Uno dei pezzi forti della serata è la trattativa Stato-mafia, Formigli ne è consapevole e non lesina domande. Una delle più attese riguarda la posizione di Massimo Ciancimino. “Ciancimino ha avuto un percorso diverso rispetto a Giuffrè, anche perché per tanto tempo è stato solo un imputato – afferma Grasso -. Alle contestazioni sui rapporti di suo padre Vito con Berlusconi, preferiva non rispondere essendo in quella fase solamente un semplice imputato. Il famoso pizzino? Si tratta di un pezzo di un foglio A4 che non si sa da chi sia stato mandato. Non si capisce se ha a che vedere con un’estorsione, non si capisce chi l’abbia scritto, probabilmente fu un elemento che venne trascurato ed effettivamente questo potrebbe essere stato un errore”.

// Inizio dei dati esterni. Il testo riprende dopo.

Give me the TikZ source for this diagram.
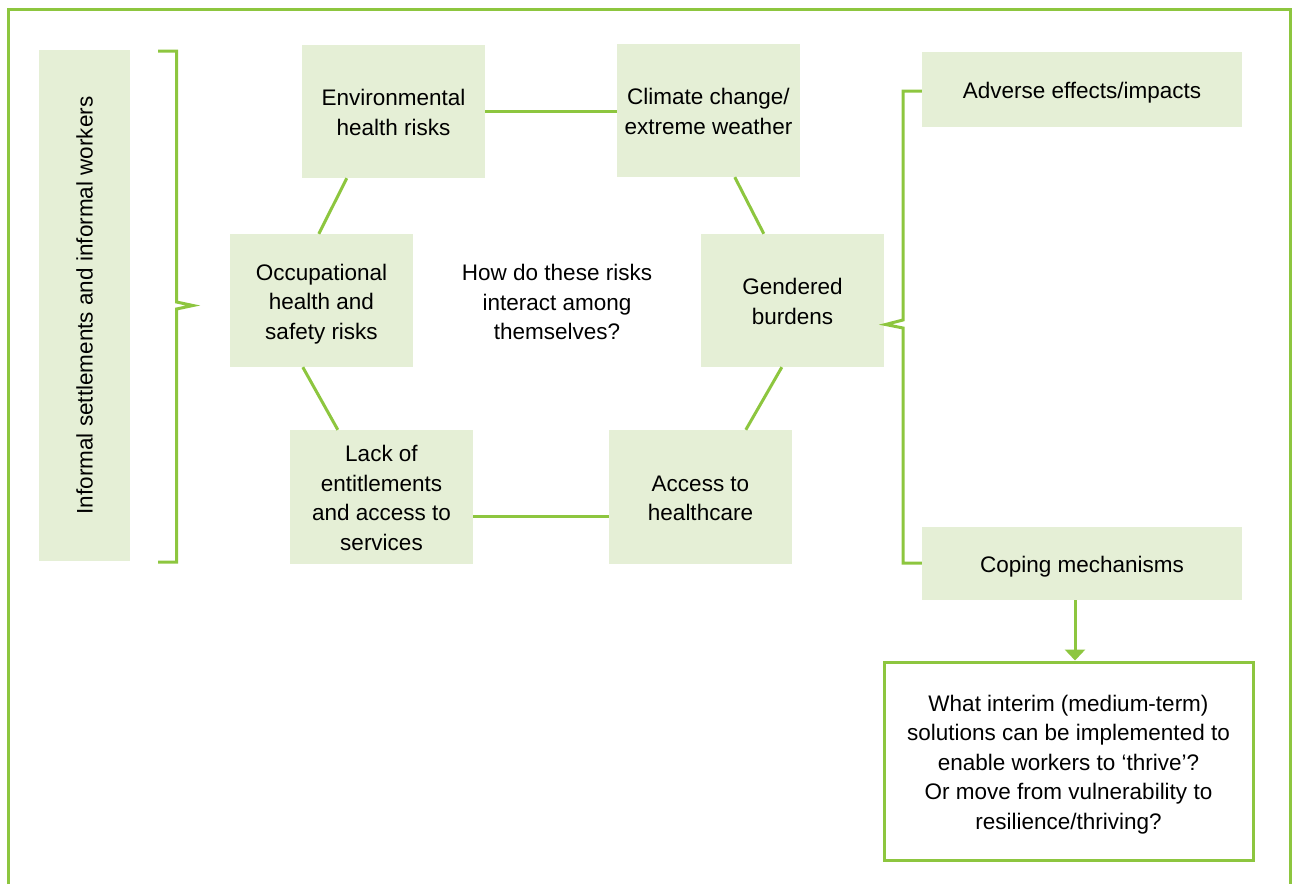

Il presidente del Senato, poi, difende il metodo portato avanti nei rapporti con il pentito Nino Giuffrè: “Innanzitutto ho cercato di capire se Giuffrè era attendibile. Lui sapeva che dentro il mio ufficio potevano esserci delle talpe, poi mi confessò che era molto vicino a Provenzano e per poco non arrivammo alla sua cattura. Quando capii che ci si poteva realmente avvalere della collaborazione di Giuffrè, fu proprio lui a fornire delle dichiarazioni importantissime confessando che era dentro la cupola che determinò le stragi di Capaci e via d’Amelio, permettendoci di arrestare diversi personaggi di spicco di Cosa nostra”.
Sulla dichiarazione di una medaglia antimafia da consegnare a Berlusconi, la seconda carica dello Stato si esprime così: “Ho sempre avuto l’onestà intellettuale per riconoscere i meriti del governo Berlusconi in tema di lotta alla mafia. Detto questo, la dichiarazione sul premio sono stati Cruciani e Parenzo (conduttori de ‘La Zanzara’, ndr), in modo goliardico, a farmela pronunciare”.
In chiusura Grasso respinge le accuse secondo cui la scelta di intervenire in televisione per chiarire la propria posizione sarebbe dipesa dalla possibilità di essere chiamato a svolgere incarichi ancor più prestigiosi della presidenza del Senato: “Io sono un servitore dello Stato, il resto mi interessa ben poco”.